Gerade komme ich von einem Interview über meine Bücher. Natürlich fiel mir auf dem Heimweg alles ein, was ich noch oder lieber sagen wollte, aber die Aufregung (mein erstes TV Interview!) und die Zeitknappheit sind starke Einflußfaktoren.
Na ja, in meinen Büchern steht die Geschichte geschrieben — wie ich die Krankheit erlebte und mich davon befreite. Was hätte ich noch sagen wollen? Dass die Krankheit eine sehr einsame Geschichte ist, dass sie irrsinnig viel Kraft erfordert. Betroffene sind unglaublich starke Einzelkämpferinnen. Die Einsicht in die Krankheit, in die Entstehungsgründe, auch in die Gefahren, das alles nützt nicht viel. Die meisten wissen Bescheid über ihre Krankheit und ihre Geschichte — warum und weshalb — und stecken trotzdem fest.
Was wir brauchen ist die Bereitschaft, etwas von unserem Panzer abzulegen, Leute an uns heran zu lassen, die uns helfen können.

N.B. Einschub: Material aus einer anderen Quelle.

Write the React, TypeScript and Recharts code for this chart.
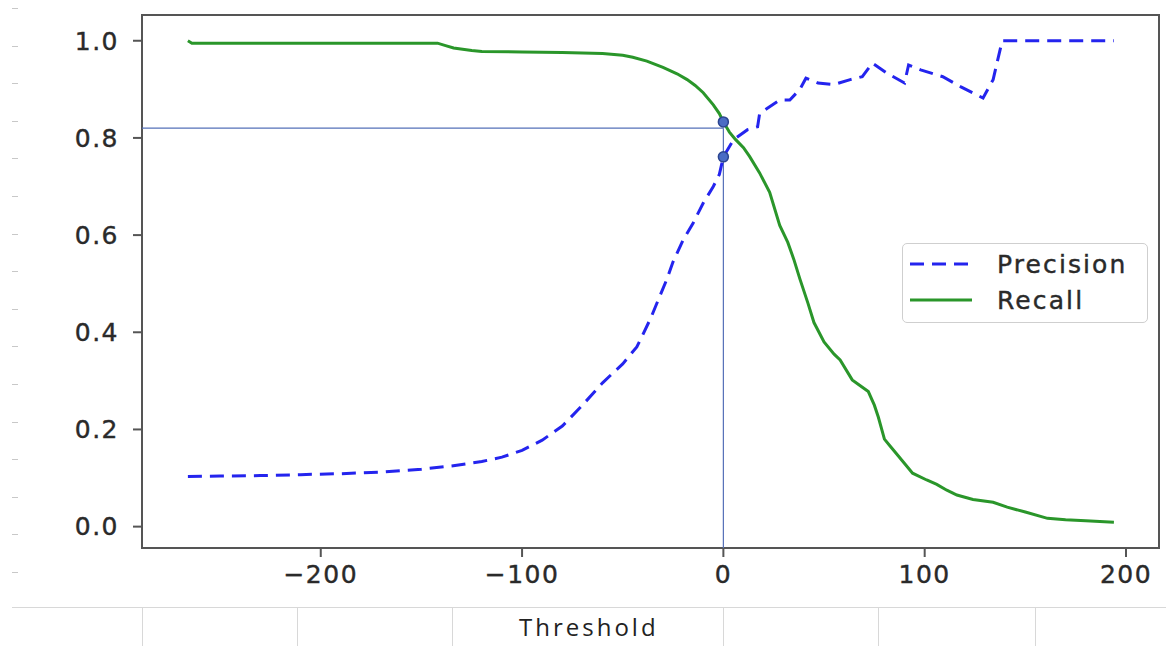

Das hat nichts mit Schwäche zu tun und wir geben dabei keine Selbstverantwortung ab. Sie können uns nur helfen, uns selbst zu helfen. Keine/r wird uns heilen. Das machen wir selbst.
Ich wollte noch betonen, wie wichtig die Ressourcen sind: Eltern, Lehrer, Freunde, Verwandten, Nachbarn. Auf der Achterbahnfahrt wird mir immer wieder klar: Ich habe alles, was ich brauche, ich muss es nur anwenden. Damals stand die Annonce für Gruppentherapie in der Zeitung. Ich musste nur die Zeitung aufblättern, schauen und anrufen. Menschen mit denen ich reden kann, sind immer da. Ich arbeite mit dem, was ich habe.
Einige Leserinnen erzählen, dass sie sich im Buch immer wieder finden. Manche Situationen, Gedanken, Ängste, Unsicherheit, Selbsthass — die kennt jeder. Und doch ist es möglich, über diese Hindernisse hinüber zu steigen. Ängste, Unsicherheit und Selbsthass können in Vertrauen, Sicherheit und Selbstliebe verwandelt werden. Wir können lernen, mit schwierigen Situationen anders umzugehen, als uns die Schuld zu geben oder durch eine Fressattacke uns selbst zu bestrafen.
Die Lebensbedingungen ändern sich nicht, sondern mein Umgang damit ist anders. Das sind die Bewältigungsstrategien, die ich so gerne erwähne. Wie gehe ich damit um? Das ist ausschlaggebend.
Ich wollte erwähnen wie stark, einfallsreich, kreativ und intelligent Bulimiekranke und Magersüchtige sind. Sie schaffen es immer wieder, heimlich zu fressen und nicht erwischt zu werden. Sie muten sich niemandem zu sondern werden alleine damit fertig. Sie arbeiten, studieren, ziehen Kinder groß und noch vieles mehr — alles nebenbei, denn die Krankheit verlangt viel. Mir geht es darum, diese persönlichen Ressourcen bewusst zu machen. Es stehen viel Energie und Kraft zur Verfügung, die für eine Gesundung nützlich sind.
Vielleicht ist das Allerschwierigste nur das: sich einzugestehen, dass ich alleine nicht weiter komme. Dafür muss ich mich nicht schämen oder meinen, ich bin zu blöd dazu. Nein. Hilfsmöglichkeiten sind vorhanden und warten nur darauf, mir behilflich zu sein.
Oder ist das Allerschwierigste, dem Leben wieder Vertrauen zu schenken? Es zu riskieren, trotz großer Verletzung und/oder Enttäuschung, an sich und an das Leben wieder zu glauben. Das erfordert unheimlich viel Mut.
Das war’s, glaube ich. 🙂
P.S. Es wird im Oktober gesendet. Ich gebe euch noch rechtzeitig Bescheid.